Aside from privacy issues, location sharing apps also have some serious security issues.
Security issues tied with location sharing apps and services
There are many security issues when using an app with location sharing features. Most of the issues come from inadequate security measures used by companies making those apps. For instance, Tinder (a location-based dating app) faced problems when a security firm discovered it is possible to pinpoint any user’s location because the app released telemetry data without securing it. This could lead to hackers revealing user’s location simply by triangulating a user.
Grindr (an app similar to Tinder, used by gay and bisexual men) also faced massive security problems when it was discovered the app has flaws allowing for hackers to get their hands on user’s location data with extreme precision. The flaw was used in Egypt by authorities in order to enforce country’s anti-gay laws.

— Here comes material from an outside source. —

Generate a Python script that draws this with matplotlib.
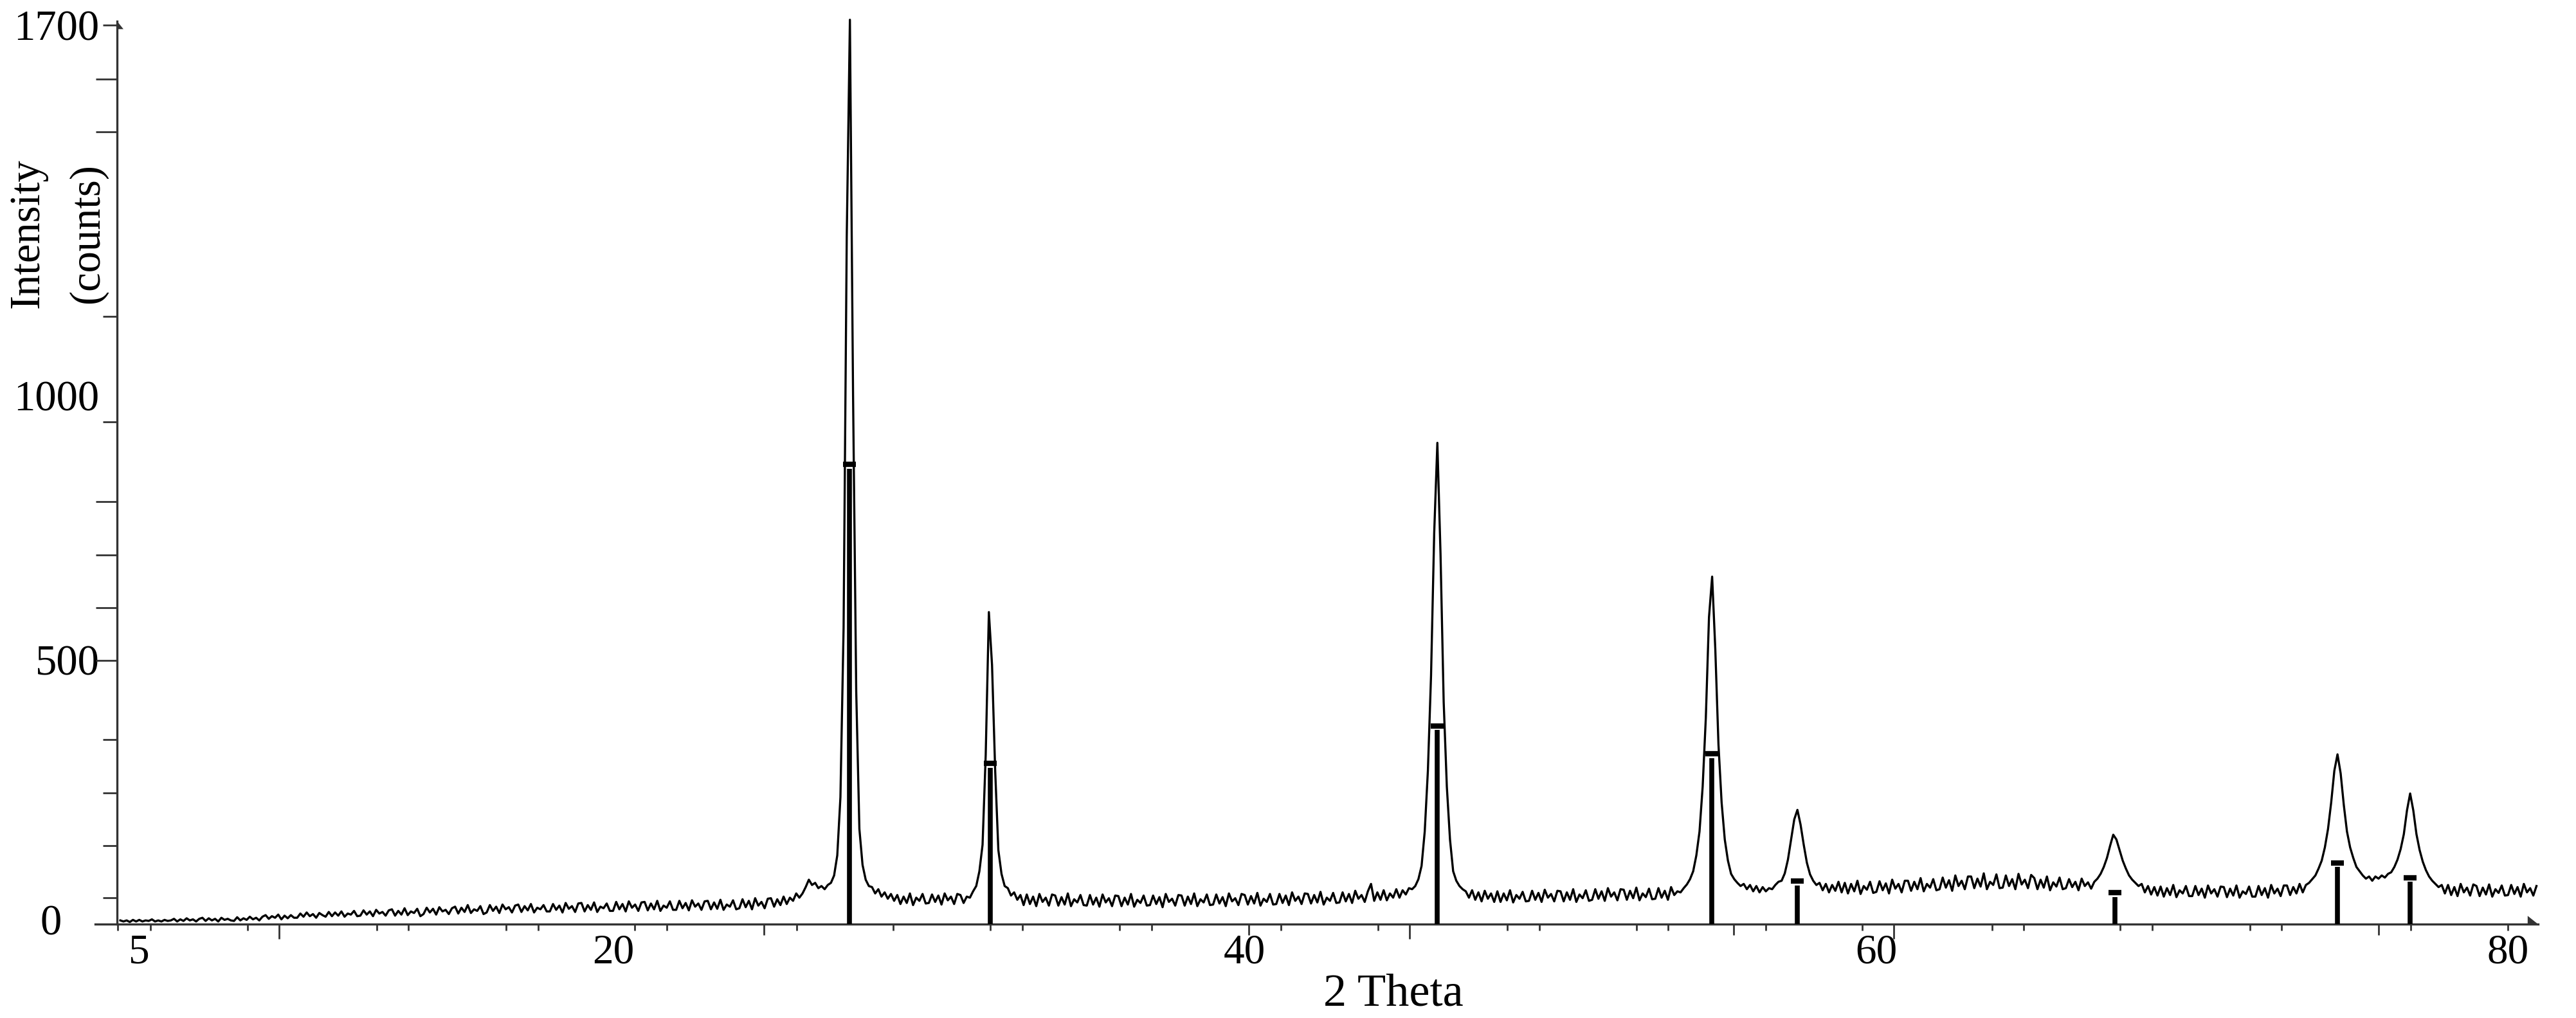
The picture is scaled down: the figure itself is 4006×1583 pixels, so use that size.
import numpy as np
import matplotlib
matplotlib.use("Agg")
import matplotlib.pyplot as plt
from matplotlib import transforms

# XRD scan: start angle, step and counts (10 values per degree)
scan_start = 4.4
scan_step = 0.1
scan_counts = [
    7, 5, 7, 4, 8, 5,                                   # 4.4 - 4.9
    8, 5, 7, 6, 9, 5, 7, 5, 8, 6,                       # 5
    7, 10, 5, 9, 6, 11, 7, 9, 5, 10,
    12, 6, 11, 7, 10, 5, 12, 8, 10, 7,
    6, 13, 7, 11, 8, 14, 9, 12, 7, 14,
    17, 10, 15, 12, 18, 9, 16, 11, 17, 12,
    12, 20, 14, 22, 15, 19, 12, 21, 17, 14,             # 10
    23, 15, 22, 16, 24, 14, 20, 18, 25, 15,
    16, 26, 18, 24, 15, 27, 20, 23, 16, 26,
    28, 16, 25, 18, 30, 17, 24, 21, 29, 15,
    19, 31, 22, 29, 18, 32, 24, 27, 19, 30,
    33, 20, 31, 23, 36, 21, 28, 25, 34, 19,             # 15
    22, 36, 25, 33, 21, 37, 28, 32, 22, 35,
    37, 23, 34, 26, 38, 22, 31, 28, 36, 24,
    24, 38, 27, 35, 22, 40, 29, 34, 23, 39,
    40, 24, 36, 27, 41, 23, 33, 30, 39, 25,
    25, 42, 28, 38, 24, 43, 31, 37, 25, 41,             # 20
    42, 26, 39, 28, 44, 25, 35, 31, 43, 27,
    27, 44, 30, 40, 26, 45, 33, 39, 27, 43,
    44, 28, 41, 29, 46, 27, 37, 33, 45, 28,
    30, 47, 32, 44, 28, 49, 35, 42, 30, 48,
    49, 33, 47, 36, 52, 38, 50, 44, 58, 50,             # 25
    58, 70, 84, 74, 78, 68, 72, 66, 74, 78,
    92, 130, 240, 560, 1300, 1710, 1000, 440, 180, 112,
    84, 72, 70, 58, 66, 52, 60, 48, 57, 44,
    55, 38, 52, 40, 58, 36, 50, 44, 57, 39,
    40, 56, 42, 54, 37, 58, 45, 52, 38, 57,             # 30
    55, 40, 52, 50, 62, 72, 100, 150, 320, 590,
    490, 290, 140, 95, 72, 68, 54, 60, 46, 55,
    36, 56, 38, 52, 34, 57, 42, 50, 35, 56,
    54, 35, 51, 37, 58, 34, 47, 41, 55, 36,
    35, 55, 37, 50, 33, 56, 41, 49, 34, 54,             # 35
    53, 34, 50, 37, 57, 33, 46, 40, 54, 35,
    36, 54, 38, 51, 32, 57, 42, 48, 35, 55,
    54, 35, 52, 38, 58, 34, 47, 41, 56, 36,
    37, 56, 39, 51, 34, 58, 43, 49, 36, 57,
    55, 37, 53, 39, 59, 35, 48, 42, 57, 37,             # 40
    38, 57, 40, 54, 36, 60, 44, 52, 38, 58,
    57, 39, 55, 41, 61, 37, 50, 44, 59, 40,
    41, 60, 43, 57, 40, 63, 48, 55, 42, 62,
    76, 44, 60, 46, 64, 45, 58, 50, 66, 50,
    64, 56, 68, 66, 72, 85, 110, 175, 290, 470,         # 45
    740, 910, 700, 420, 260, 160, 100, 82, 72, 66,
    62, 50, 64, 46, 60, 43, 63, 48, 58, 42,
    62, 42, 58, 45, 64, 41, 55, 48, 61, 43,
    44, 63, 46, 59, 42, 65, 50, 57, 43, 63,
    62, 43, 60, 46, 66, 42, 56, 49, 64, 44,             # 50
    46, 66, 48, 62, 44, 68, 52, 60, 45, 66,
    65, 46, 63, 49, 69, 45, 58, 51, 67, 47,
    48, 68, 50, 63, 46, 70, 55, 62, 60, 68,
    75, 85, 100, 130, 175, 260, 390, 580, 657, 520,
    340, 230, 160, 120, 95, 85, 78, 72, 76, 66,         # 55
    74, 62, 72, 60, 70, 62, 68, 66, 74, 80,
    82, 96, 122, 160, 198, 216, 188, 150, 116, 94,
    82, 74, 78, 64, 76, 60, 74, 63, 80, 60,
    78, 58, 76, 62, 82, 57, 72, 65, 80, 59,
    61, 81, 64, 77, 58, 84, 67, 76, 60, 82,             # 60
    82, 63, 80, 66, 87, 62, 76, 69, 85, 64,
    66, 88, 69, 83, 63, 92, 72, 82, 66, 90,
    90, 68, 86, 71, 96, 66, 80, 74, 94, 68,
    69, 92, 72, 85, 66, 95, 75, 84, 68, 93,
    87, 66, 84, 69, 90, 64, 79, 71, 88, 66,             # 65
    68, 85, 70, 80, 64, 86, 72, 79, 67, 80,
    86, 95, 108, 125, 148, 169, 160, 140, 120, 105,
    92, 84, 78, 72, 76, 60, 72, 56, 70, 54,
    71, 52, 68, 55, 74, 51, 64, 58, 72, 53,
    53, 72, 55, 67, 50, 73, 58, 66, 52, 71,             # 70
    70, 51, 67, 54, 73, 50, 62, 57, 71, 52,
    52, 72, 55, 68, 50, 74, 58, 67, 53, 73,
    73, 55, 70, 58, 76, 60, 74, 78, 85, 92,
    105, 120, 145, 180, 230, 290, 321, 285, 225, 175,
    145, 125, 108, 100, 92, 86, 90, 82, 90, 86,         # 75
    92, 88, 95, 98, 108, 122, 142, 170, 215, 247,
    215, 170, 140, 118, 102, 90, 82, 76, 70, 74,
    58, 74, 55, 70, 53, 76, 60, 69, 54, 75,
    72, 53, 69, 56, 75, 52, 66, 59, 73, 54,
    55, 74, 57, 70, 52, 76, 60, 68, 54, 72,             # 80
]
two_theta = np.round(scan_start + scan_step * np.arange(len(scan_counts)), 2)

# reference pattern sticks
ref_pos = [27.48, 31.94, 46.09, 54.78, 57.5, 67.55, 74.6, 76.9]
ref_counts = [869, 304, 375, 322, 81, 59, 116, 88]

xtick_vals = [5, 20, 40, 60, 80]
ytick_vals = [0, 500, 1000, 1700]

plt.rcParams["font.family"] = "Liberation Serif"
axis_col = "#333333"

fig = plt.figure(figsize=(40.06, 15.83), dpi=100)
ax = fig.add_axes([0.0369, 0.09223, 0.94837, 0.89356])
ax.set_xlim(3.6, 80.95)
ax.set_ylim(0, 1720)

ax.plot(two_theta, scan_counts, color="black", lw=2.4, zorder=3)
ax.vlines(ref_pos, 0, np.array(ref_counts) - 8, color="black", lw=5.5,
          capstyle="butt", zorder=4)
ax.plot(ref_pos, ref_counts, ls="none", marker="_", ms=14, mew=6,
        color="black", zorder=4)

# axes: only left + bottom, y axis sits at 4.3
y_axis_x = 4.3
for s in ["top", "right"]:
    ax.spines[s].set_visible(False)
ax.spines["left"].set_position(("data", y_axis_x))
ax.spines["left"].set_bounds(0, 1707)
for s in ["left", "bottom"]:
    ax.spines[s].set_linewidth(2.4)
    ax.spines[s].set_color(axis_col)

ax.set_xticks(xtick_vals)
ax.set_xticklabels([str(v) for v in xtick_vals])
ax.set_yticks(ytick_vals)
ax.set_yticklabels([""] + [str(v) for v in ytick_vals[1:]])
ax.tick_params(axis="both", length=0)
ax.tick_params(axis="x", pad=11, labelsize=47)
ax.tick_params(axis="y", pad=20, labelsize=48)

# the "0" label sits further left than the others
ax.text(y_axis_x, 0, "0", fontsize=48, ha="right", va="center",
        transform=transforms.offset_copy(ax.transData, fig=fig, x=-86, y=0, units="dots"))

# tick marks (irregular in the original)
xt_short = [4.32, 5.35, 8.43, 12.52, 13.52, 16.61, 17.63, 20.68, 21.70, 25.81,
            28.87, 31.94, 32.96, 36.03, 37.05, 41.14, 44.22, 48.31, 49.33, 52.40,
            53.40, 56.49, 59.55, 63.66, 64.66, 67.71, 68.73, 71.82, 72.82, 76.91, 79.99]
xt_mid = [24.78, 40.13, 55.48, 75.90]
xt_long = [9.43, 45.21, 60.55]
ax_h = 0.89356 * 1583
bt = transforms.blended_transform_factory(ax.transData, ax.transAxes)
for pos, ln in [(xt_short, 10), (xt_mid, 17), (xt_long, 23)]:
    ax.vlines(pos, -ln / ax_h, 0, transform=bt, color=axis_col, lw=2, clip_on=False)

yt_long = [499, 598, 698, 799, 1498, 1598]
yt_short = [50, 148, 248, 349, 950, 1149, 1700]
px_per_deg = 49.12
for pos, ln in [(yt_short, 22), (yt_long, 33)]:
    ax.hlines(pos, y_axis_x - ln / px_per_deg, y_axis_x, color=axis_col, lw=2, clip_on=False)

# half arrow heads at the axis ends
ax.plot([y_axis_x], [1707], marker=[(0, 0), (0.8, -1), (0, -1)], ms=17,
        color=axis_col, mew=0, clip_on=False)
ax.plot([80.95], [0], marker=[(0, 0), (-1, 0.8), (-1, 0)], ms=24,
        color=axis_col, mew=0, clip_on=False)

fig.text(2167 / 4006, 1 - 1563 / 1583, "2 Theta", fontsize=52,
         ha="center", va="baseline")
fig.text(60 / 4006, 1 - 363 / 1583, "Intensity", fontsize=48, rotation=90,
         rotation_mode="anchor", ha="center", va="baseline")
fig.text(153 / 4006, 1 - 363 / 1583, "(counts)", fontsize=48, rotation=90,
         rotation_mode="anchor", ha="center", va="baseline")

fig.savefig("out.png", dpi=100, facecolor="white")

Many location-sharing apps do not feature end-to-end encryption, thus potentially putting data from their users to third parties that can use data for blackmailing, tracking or something worse. So remember, if you want to use a location sharing app, aside from following advice we shared above, make sure the app has end-to-end encryption, assuring that user data will be safe at all times.
Also, when using a location-sharing map, try sending your location via the app instead via an external link. Someone might intercept the data, especially if using a public Wi-Fi network, and use it. While a nice feature, it can danger your security.
Just as importantly, ask how is the app company using your location data? Companies are harvesting this data for resale regularly for advertising and data collection.
Basically, if you want your location data to stay private and secure, you can use a location-sharing app that does not share your location with others automatically and that features end-to-end encryption (like Turtler). Also, make sure not to use location-sharing apps that track and use your data for serving you ads or trying to make you a member of a new social network. Instead, use location sharing apps that are secure and have location sharing as their main purpose.